What is most heartening about this movie is how the members of each family not only interact with each other in understanding and as much support as can be generated, but they truly are willing to go through the hardships together, which means not
blaming each other, or staying bitter about the sad things that seem to be happening during a wonderful holiday. Mr. Artist/Designer is actually losing his business, because his largest client cannot, though loving his work, continue with another
contract for the next year. Meanwhile, the Church minister encourages him to get rid of some anxiety by working it off in the basketball court when the team is not there. His Mrs. is doing alright in late term, heeding the doctor's advice to rest a lot and lift her feet and legs, but one month before term, the smaller twin is exhibiting increasing stress symptoms, so she is hospitalized.
Hubby meanwhile has unknowingly picked Thomas, the teenaged boy as his Paper Angel, in addition to getting into basketball
practice together, still without knowing each others' names. They have a good chemistry and communicated easily with one another.
The now single mom is meeting her challenges, especially with two responsible, responsive, and supportive kids. They all talk things over when a major decision must be made. Mrs. Designer's wife is pretty sensible toward and sensitive to her husband's
discomfort at nearly everything but always has a sensitive insight into what's bothering him, and thus keeps him going. He helps her by lovingly doing the cooking and cleaning in addition to his full-time job.

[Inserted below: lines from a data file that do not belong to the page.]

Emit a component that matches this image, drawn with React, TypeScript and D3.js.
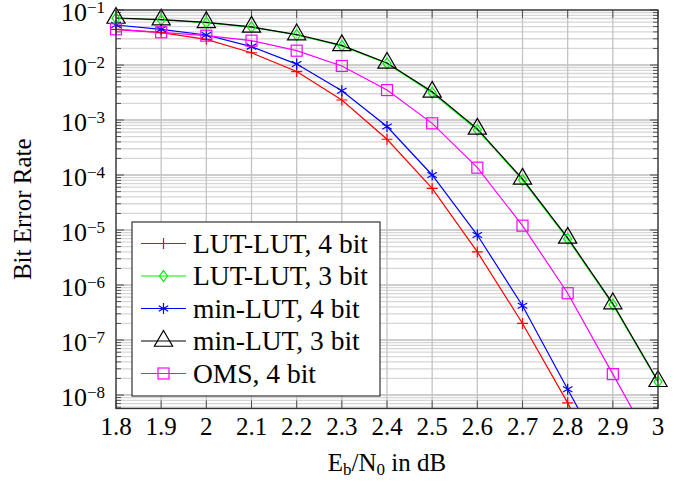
import React from "react";
import * as d3 from "d3";

const snr = [1.8, 1.9, 2.0, 2.1, 2.2, 2.3, 2.4, 2.5, 2.6, 2.7, 2.8, 2.9, 3.0];
const lutLut4 = [0.0446, 0.0388, 0.0293, 0.0167, 0.0076, 0.00231, 4.47e-4, 5.7e-5, 4.0e-6, 2.0e-7, 7.2e-9, 2e-10];
const lutLut3 = [0.0705, 0.0658, 0.0589, 0.0485, 0.0351, 0.0222, 0.0107, 3.14e-3, 6.6e-4, 8.1e-5, 6.9e-6, 4.4e-7, 1.74e-8];
const minLut4 = [0.0534, 0.0446, 0.0351, 0.0216, 0.0104, 0.00341, 7.6e-4, 1.0e-4, 8.1e-6, 4.2e-7, 1.27e-8, 4e-10];
const minLut3 = [0.0715, 0.0668, 0.0598, 0.0493, 0.0358, 0.0227, 0.0109, 3.25e-3, 6.9e-4, 8.5e-5, 7.2e-6, 4.6e-7, 1.78e-8];
const oms4 = [0.0446, 0.0393, 0.0341, 0.0277, 0.0182, 0.0096, 0.0035, 8.7e-4, 1.36e-4, 1.2e-5, 7.1e-7, 2.4e-8, 8e-10];

const seriesNames = ["LUT-LUT, 4 bit", "LUT-LUT, 3 bit", "min-LUT, 4 bit", "min-LUT, 3 bit", "OMS, 4 bit"];
const seriesValues = [lutLut4, lutLut3, minLut4, minLut3, oms4];
const seriesColors = ["#ff0000", "#00f000", "#0000ff", "#000000", "#ff00ff"];
const seriesMarks = ["plus", "diamond", "asterisk", "triangle", "square"];

const xTicks = [1.8, 1.9, 2.0, 2.1, 2.2, 2.3, 2.4, 2.5, 2.6, 2.7, 2.8, 2.9, 3.0];
const xTickLabels = ["1.8", "1.9", "2", "2.1", "2.2", "2.3", "2.4", "2.5", "2.6", "2.7", "2.8", "2.9", "3"];
const yExps = [-1, -2, -3, -4, -5, -6, -7, -8];

const X0 = 116, X1 = 658, Y0 = 10, Y1 = 408.5;
const FONT = "'Liberation Serif', 'Times New Roman', serif";

function Marker({ type, x, y, color }: { type: string; x: number; y: number; color: string }) {
  const r = 5.5;
  if (type === "plus")
    return <path d={`M${x - r},${y}H${x + r}M${x},${y - r}V${y + r}`} stroke={color} strokeWidth={1.2} fill="none" />;
  if (type === "diamond")
    return <path d={`M${x},${y - 5.5}L${x + 4},${y}L${x},${y + 5.5}L${x - 4},${y}Z`} stroke={color} strokeWidth={1.2} fill="none" />;
  if (type === "asterisk") {
    const c = r * Math.cos(Math.PI / 6), s = r * Math.sin(Math.PI / 6);
    return <path d={`M${x},${y - r}V${y + r}M${x - c},${y - s}L${x + c},${y + s}M${x - c},${y + s}L${x + c},${y - s}`} stroke={color} strokeWidth={1.2} fill="none" />;
  }
  if (type === "triangle") {
    const R = 10.5;
    const h = R * Math.cos(Math.PI / 6);
    return <path d={`M${x},${y - R}L${x + h},${y + R / 2}L${x - h},${y + R / 2}Z`} stroke={color} strokeWidth={1.2} fill="none" />;
  }
  return <rect x={x - 5.5} y={y - 5.5} width={11} height={11} stroke={color} strokeWidth={1.2} fill="none" />;
}

export default function App() {
  const x = d3.scaleLinear().domain([1.8, 3.0]).range([X0, X1]);
  const yMin = Math.pow(10, -8.245);
  const y = d3.scaleLog().domain([yMin, 0.1]).range([Y1, Y0]);

  const minorVals: number[] = [];
  for (let e = -9; e <= -2; e++) for (let m = 2; m <= 9; m++) {
    const v = m * Math.pow(10, e);
    if (v >= yMin && v <= 0.1) minorVals.push(v);
  }

  const line = d3.line<[number, number]>().x((d) => x(d[0])).y((d) => y(d[1]));

  const legend = { x: 132, y: 222, w: 248, h: 174 };

  return (
    <svg width={686} height={483} style={{ position: "absolute", left: 0, top: 0 }} fontFamily={FONT}>
      <defs>
        <clipPath id="plotclip"><rect x={X0} y={Y0} width={X1 - X0} height={Y1 - Y0} /></clipPath>
      </defs>
      <rect x={0} y={0} width={686} height={483} fill="#fff" />
      {minorVals.map((v, i) => (
        <line key={"mg" + i} x1={X0} x2={X1} y1={y(v)} y2={y(v)} stroke="#d6d6d6" strokeWidth={1.3} />
      ))}
      {yExps.map((e) => (
        <line key={"Mg" + e} x1={X0} x2={X1} y1={y(Math.pow(10, e))} y2={y(Math.pow(10, e))} stroke="#bcbcbc" strokeWidth={1.3} />
      ))}
      {xTicks.map((t) => (
        <line key={"vg" + t} x1={x(t)} x2={x(t)} y1={Y0} y2={Y1} stroke="#c4c4c4" strokeWidth={1.3} />
      ))}
      {minorVals.map((v, i) => (
        <g key={"mt" + i} stroke="#444" strokeWidth={0.9}>
          <line x1={X0} x2={X0 + 5} y1={y(v)} y2={y(v)} />
          <line x1={X1 - 5} x2={X1} y1={y(v)} y2={y(v)} />
        </g>
      ))}
      {yExps.map((e) => (
        <g key={"Mt" + e} stroke="#444" strokeWidth={0.9}>
          <line x1={X0} x2={X0 + 8} y1={y(Math.pow(10, e))} y2={y(Math.pow(10, e))} />
          <line x1={X1 - 8} x2={X1} y1={y(Math.pow(10, e))} y2={y(Math.pow(10, e))} />
        </g>
      ))}
      {xTicks.map((t) => (
        <g key={"xt" + t} stroke="#444" strokeWidth={0.9}>
          <line x1={x(t)} x2={x(t)} y1={Y1} y2={Y1 - 8} />
          <line x1={x(t)} x2={x(t)} y1={Y0} y2={Y0 + 8} />
        </g>
      ))}
      <g clipPath="url(#plotclip)">
        {seriesValues.map((vals, si) => (
          <path key={"l" + si} d={line(vals.map((v, i) => [snr[i], v] as [number, number])) || ""} stroke={seriesColors[si]} strokeWidth={1.2} fill="none" />
        ))}
      </g>
      {seriesValues.map((vals, si) => (
        <g key={"m" + si}>
          {vals.map((v, i) => (v >= yMin ? <Marker key={i} type={seriesMarks[si]} x={x(snr[i])} y={y(v)} color={seriesColors[si]} /> : null))}
        </g>
      ))}
      <rect x={X0} y={Y0} width={X1 - X0} height={Y1 - Y0} fill="none" stroke="#333" strokeWidth={1.3} />
      {xTicks.map((t, i) => (
        <text key={"xl" + t} x={x(t)} y={435} textAnchor="middle" fontSize={25} fill="#000">{xTickLabels[i]}</text>
      ))}
      {yExps.map((e) => {
        const yy = y(Math.pow(10, e));
        return (
          <text key={"yl" + e} x={105} y={yy + 11} textAnchor="end" fontSize={26} fill="#000">
            10<tspan fontSize={17} dy={-8}>{"\u2212" + String(-e)}</tspan>
          </text>
        );
      })}
      <text x={(X0 + X1) / 2} y={471} textAnchor="middle" fontSize={25} fill="#000">
        E<tspan fontSize={17} dy={4}>b</tspan><tspan dy={-4}>/N</tspan><tspan fontSize={17} dy={4}>0</tspan><tspan dy={-4}> in dB</tspan>
      </text>
      <text transform={`translate(31,${(Y0 + Y1) / 2}) rotate(-90)`} textAnchor="middle" fontSize={25} fill="#000">Bit Error Rate</text>
      <rect x={legend.x} y={legend.y} width={legend.w} height={legend.h} fill="#fff" stroke="#333" strokeWidth={1.2} />
      {seriesNames.map((name, i) => {
        const ly = legend.y + 21.5 + i * 32.5;
        return (
          <g key={"lg" + i}>
            <line x1={141} x2={186} y1={ly} y2={ly} stroke={seriesColors[i]} strokeWidth={1.2} />
            <Marker type={seriesMarks[i]} x={163.5} y={ly} color={seriesColors[i]} />
            <text x={193} y={ly + 9} fontSize={27.5} fill="#000">{name}</text>
          </g>
        );
      })}
    </svg>
  );
}
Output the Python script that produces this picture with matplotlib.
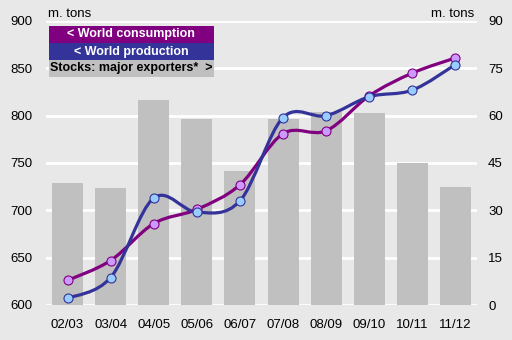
import numpy as np
import matplotlib
matplotlib.use("Agg")
import matplotlib.pyplot as plt
from matplotlib.path import Path
from matplotlib.patches import PathPatch, Rectangle

plt.rcParams['font.family'] = ['Liberation Sans', 'DejaVu Sans']

# marketing years
seasons = ["02/03", "03/04", "04/05", "05/06", "06/07", "07/08", "08/09", "09/10", "10/11", "11/12"]
# world consumption / production (m. tons, left axis)
consumption = [626, 647, 686, 701, 727, 781, 784, 821, 845, 861]
production = [607, 629, 713, 698, 710, 798, 800, 820, 827, 854]
# stocks of major exporters (m. tons, right axis)
stocks = [38.7, 37.1, 65.0, 59.0, 42.5, 59.0, 61.2, 60.8, 45.0, 37.4]

bg = "#E8E8E8"
bar_col = "#C0C0C0"
cons_col, cons_mk = "#800080", "#CC99FF"
prod_col, prod_mk = "#333399", "#99CCFF"


def smooth_path(x, y, k=1.0 / 6):
    # cubic bezier through the points, catmull-rom style tangents
    x = np.asarray(x, float)
    y = np.asarray(y, float)
    n = len(x)
    verts = [(x[0], y[0])]
    codes = [Path.MOVETO]
    for i in range(n - 1):
        i0 = max(i - 1, 0)
        i3 = min(i + 2, n - 1)
        c1 = (x[i] + (x[i + 1] - x[i0]) * k, y[i] + (y[i + 1] - y[i0]) * k)
        c2 = (x[i + 1] - (x[i3] - x[i]) * k, y[i + 1] - (y[i3] - y[i]) * k)
        verts += [c1, c2, (x[i + 1], y[i + 1])]
        codes += [Path.CURVE4] * 3
    return Path(verts, codes)


fig = plt.figure(figsize=(5.12, 3.4), dpi=100, facecolor=bg)
ax = fig.add_axes([46 / 512, 35 / 340, 431 / 512, 284 / 340])
ax.set_facecolor(bg)

xs = np.arange(len(seasons))

# stocks as bars on the right-hand scale
ax.bar(xs, stocks, width=0.72, color=bar_col, zorder=2)
ax.set_ylim(0, 90)
ax.set_yticks(np.arange(0, 91, 15))
ax.grid(axis='y', color='white', linewidth=2, zorder=0)
ax.set_axisbelow(True)
ax.set_xlim(-0.5, len(seasons) - 0.5)
ax.set_xticks(xs)
ax.set_xticklabels(seasons)
for s in ax.spines.values():
    s.set_visible(False)

# consumption and production on the left-hand scale
ax2 = ax.twinx()
ax2.set_ylim(600, 900)
ax2.set_yticks(np.arange(600, 901, 50))
ax2.yaxis.tick_left()
ax.yaxis.tick_right()
ax2.patch.set_visible(False)
for s in ax2.spines.values():
    s.set_visible(False)

ax.tick_params(length=0, labelsize=9.5, colors='black')
ax.tick_params(axis='y', pad=8)
ax.tick_params(axis='x', pad=10)
ax2.tick_params(length=0, labelsize=9.5, pad=10)

for vals, lc, mc in [(consumption, cons_col, cons_mk), (production, prod_col, prod_mk)]:
    ax2.add_patch(PathPatch(smooth_path(xs, vals), facecolor='none', edgecolor=lc,
                            linewidth=2.3, zorder=3))
    ax2.plot(xs, vals, linestyle='none', marker='o', markersize=6.5,
             markerfacecolor=mc, markeredgecolor=lc, markeredgewidth=0.8, zorder=4)

fig.text(48 / 512, 1 - 14 / 340, "m. tons", fontsize=9.5, va='center', ha='left')
fig.text(474 / 512, 1 - 14 / 340, "m. tons", fontsize=9.5, va='center', ha='right')

# legend blocks
legend_rows = [("< World consumption", cons_col, 'white'),
               ("< World production", prod_col, 'white'),
               ("Stocks: major exporters*  >", bar_col, 'black')]
for i, (txt, fc, tc) in enumerate(legend_rows):
    top = 26 + 17 * i
    fig.patches.append(Rectangle((49 / 512, 1 - (top + 17) / 340), 165 / 512, 17 / 340,
                                 transform=fig.transFigure, facecolor=fc, edgecolor='none',
                                 zorder=5))
    fig.text(131 / 512, 1 - (top + 8.5) / 340, txt, color=tc, fontsize=9,
             fontweight='bold', ha='center', va='center', zorder=6)

fig.savefig("out.png", dpi=100, facecolor=bg)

What keeps this story so interesting is how the older boy, really the focus of the tale, is doing
at his new high school. He seems calm, and confident , able to deal with the loneliness, until
he has a run-in with the local jock who reacts defensively and aggressively to this new kid's talent in basketball and posts a defamation on Facebook which went viral in the school.
His solution is to ignore it, which doesn't move much, but he does discuss it with the artist designer shooting hoops in the gym, who advises to listen to his deep feelings inside,
as guide for the best solution that will help as many people as can.
To see how he handles this cyber bully is an inspiring moment and well worth the movie. To return good for evil can be very challenging, but he does it with panache.
I recommend this movie as uplifting and inspiring in a real live context, situations we can all understand.